Qantas CEO Alan Joyce used his appearance before a Senate committee on Monday to hit back at proposed changes to the Qantas Sale Act that he said would force the company to cut routes and either sell or shutter budget subsidiary Jetstar.
The union backed changes, introduced by independent Senator Nick Xenophon and co-sponsored by Greens leader Senator Bob Brown, would force Qantas to move Jetstar maintenance to Australia and require the carrier to pay overseas-based crew at local wages during some flights.

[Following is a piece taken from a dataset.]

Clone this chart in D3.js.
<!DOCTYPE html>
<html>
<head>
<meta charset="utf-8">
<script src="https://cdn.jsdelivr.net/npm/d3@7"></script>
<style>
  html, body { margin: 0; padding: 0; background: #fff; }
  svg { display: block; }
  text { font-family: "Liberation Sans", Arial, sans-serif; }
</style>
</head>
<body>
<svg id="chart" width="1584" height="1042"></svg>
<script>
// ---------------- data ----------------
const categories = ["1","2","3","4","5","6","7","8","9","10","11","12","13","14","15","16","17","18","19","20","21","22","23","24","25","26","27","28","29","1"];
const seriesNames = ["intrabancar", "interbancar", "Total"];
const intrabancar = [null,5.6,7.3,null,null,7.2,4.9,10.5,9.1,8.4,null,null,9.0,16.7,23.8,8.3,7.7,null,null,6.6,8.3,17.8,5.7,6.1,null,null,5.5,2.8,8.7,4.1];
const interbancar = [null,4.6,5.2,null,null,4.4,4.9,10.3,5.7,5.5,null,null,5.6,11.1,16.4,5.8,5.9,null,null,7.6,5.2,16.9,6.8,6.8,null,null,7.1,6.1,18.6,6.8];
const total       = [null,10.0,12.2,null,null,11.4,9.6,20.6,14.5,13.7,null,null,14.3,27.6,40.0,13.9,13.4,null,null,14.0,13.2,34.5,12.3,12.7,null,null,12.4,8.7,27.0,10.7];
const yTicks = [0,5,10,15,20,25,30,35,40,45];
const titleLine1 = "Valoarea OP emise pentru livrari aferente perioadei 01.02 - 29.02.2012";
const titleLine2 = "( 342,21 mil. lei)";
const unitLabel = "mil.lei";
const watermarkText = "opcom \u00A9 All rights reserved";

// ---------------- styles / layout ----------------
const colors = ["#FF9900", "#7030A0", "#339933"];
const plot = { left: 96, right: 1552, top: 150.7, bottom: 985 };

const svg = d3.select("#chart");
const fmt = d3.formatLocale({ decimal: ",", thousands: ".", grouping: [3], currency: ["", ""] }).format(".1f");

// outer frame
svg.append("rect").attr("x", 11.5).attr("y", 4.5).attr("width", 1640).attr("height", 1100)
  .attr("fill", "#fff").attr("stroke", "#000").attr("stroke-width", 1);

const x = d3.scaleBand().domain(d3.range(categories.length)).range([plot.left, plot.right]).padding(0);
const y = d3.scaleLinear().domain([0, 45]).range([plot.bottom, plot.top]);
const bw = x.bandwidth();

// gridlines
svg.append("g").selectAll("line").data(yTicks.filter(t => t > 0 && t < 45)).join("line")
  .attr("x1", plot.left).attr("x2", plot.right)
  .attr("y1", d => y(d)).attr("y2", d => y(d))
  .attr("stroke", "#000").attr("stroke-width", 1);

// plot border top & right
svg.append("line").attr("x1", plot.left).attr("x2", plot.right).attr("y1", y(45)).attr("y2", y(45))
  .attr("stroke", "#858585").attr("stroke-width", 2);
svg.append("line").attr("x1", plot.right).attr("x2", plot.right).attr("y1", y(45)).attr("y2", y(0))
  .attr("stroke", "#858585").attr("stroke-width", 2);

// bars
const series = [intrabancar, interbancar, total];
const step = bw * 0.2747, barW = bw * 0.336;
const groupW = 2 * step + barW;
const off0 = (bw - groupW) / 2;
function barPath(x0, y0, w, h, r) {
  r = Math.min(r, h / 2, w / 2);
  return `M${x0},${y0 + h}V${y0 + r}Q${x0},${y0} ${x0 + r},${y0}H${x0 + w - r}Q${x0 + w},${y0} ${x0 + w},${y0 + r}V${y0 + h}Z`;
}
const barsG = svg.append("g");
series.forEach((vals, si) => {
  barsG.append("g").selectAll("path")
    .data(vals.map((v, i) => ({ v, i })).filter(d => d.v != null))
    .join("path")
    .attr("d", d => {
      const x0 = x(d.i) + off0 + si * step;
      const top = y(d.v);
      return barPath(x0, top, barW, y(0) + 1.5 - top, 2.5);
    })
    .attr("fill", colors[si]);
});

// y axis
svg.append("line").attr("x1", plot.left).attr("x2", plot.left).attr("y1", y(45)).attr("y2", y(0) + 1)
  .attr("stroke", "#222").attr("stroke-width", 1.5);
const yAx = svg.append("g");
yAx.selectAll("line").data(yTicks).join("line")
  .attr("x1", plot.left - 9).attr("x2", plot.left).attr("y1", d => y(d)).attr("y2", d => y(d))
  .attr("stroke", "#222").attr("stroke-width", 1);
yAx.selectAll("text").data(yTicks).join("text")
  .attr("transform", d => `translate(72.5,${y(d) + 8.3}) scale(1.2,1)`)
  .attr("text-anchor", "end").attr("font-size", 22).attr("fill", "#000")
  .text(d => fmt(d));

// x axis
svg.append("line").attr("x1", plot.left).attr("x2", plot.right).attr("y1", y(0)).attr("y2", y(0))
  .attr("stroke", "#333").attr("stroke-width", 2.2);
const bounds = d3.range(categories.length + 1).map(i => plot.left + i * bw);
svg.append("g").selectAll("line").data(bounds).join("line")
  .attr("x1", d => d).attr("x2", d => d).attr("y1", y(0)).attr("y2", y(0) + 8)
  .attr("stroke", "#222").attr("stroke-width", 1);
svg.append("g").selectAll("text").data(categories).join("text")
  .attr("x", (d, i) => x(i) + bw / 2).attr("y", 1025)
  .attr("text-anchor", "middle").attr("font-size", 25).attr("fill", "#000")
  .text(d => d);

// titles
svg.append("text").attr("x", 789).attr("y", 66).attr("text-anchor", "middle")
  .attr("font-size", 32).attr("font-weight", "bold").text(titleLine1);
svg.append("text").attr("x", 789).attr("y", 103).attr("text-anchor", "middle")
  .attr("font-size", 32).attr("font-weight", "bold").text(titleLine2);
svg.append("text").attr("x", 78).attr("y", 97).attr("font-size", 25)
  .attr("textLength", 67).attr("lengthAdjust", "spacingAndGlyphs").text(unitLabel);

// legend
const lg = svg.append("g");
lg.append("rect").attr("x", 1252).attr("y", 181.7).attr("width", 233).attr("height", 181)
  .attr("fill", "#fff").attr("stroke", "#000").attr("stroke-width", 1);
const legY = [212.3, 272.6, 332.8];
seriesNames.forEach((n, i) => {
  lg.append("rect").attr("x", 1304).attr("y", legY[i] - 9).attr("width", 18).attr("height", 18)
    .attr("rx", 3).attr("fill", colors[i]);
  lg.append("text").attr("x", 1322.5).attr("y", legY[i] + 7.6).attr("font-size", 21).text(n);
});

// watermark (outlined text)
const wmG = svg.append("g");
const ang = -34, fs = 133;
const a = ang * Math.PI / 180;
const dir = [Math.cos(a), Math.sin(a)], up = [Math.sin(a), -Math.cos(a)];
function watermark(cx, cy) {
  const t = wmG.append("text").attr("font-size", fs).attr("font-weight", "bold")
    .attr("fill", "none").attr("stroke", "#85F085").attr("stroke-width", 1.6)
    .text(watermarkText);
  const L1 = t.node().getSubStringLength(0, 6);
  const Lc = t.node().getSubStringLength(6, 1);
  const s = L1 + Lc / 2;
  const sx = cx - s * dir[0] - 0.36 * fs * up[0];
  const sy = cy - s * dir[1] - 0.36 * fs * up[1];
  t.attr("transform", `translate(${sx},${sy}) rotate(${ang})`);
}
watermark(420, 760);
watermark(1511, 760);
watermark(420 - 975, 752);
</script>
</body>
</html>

While the legislation is seen as having little chance of passage, Joyce made a forceful case against the changes. The requirement to pay overseas crew local rates would force Qantas to slash flights to Darwin and Cairns, he said, while the need to perform maintenance in Australia would leave Jetstar facing competitors with far lower labour costs.
“Those of us running Qantas would have to face a choice: allow Jetstar to fail within the confines of the Qantas Sale Act, or sell it to allow it to succeed outside it,” Joyce said.
Qantas pays foreign crew about $2000 a month, compared to $5000-$6000 a month for Australian crew, airline executive have said. But they point out that this is still far more than the average $1000 a month paid to cabin crew in developed Asian countries.
Still, the offshoring of Qantas jobs has emerged as a major flash point in labour battles between the Flying Kangaroo and its unions over the past year, and Xenophon said preserving Australian jobs remains the key issue. He said paying overseas crew at local rates would have a “minuscule” impact on the airline’s costs and criticised as ridiculous Joyce’s assertion that the changes would make Darwin and Cairns routes unviable.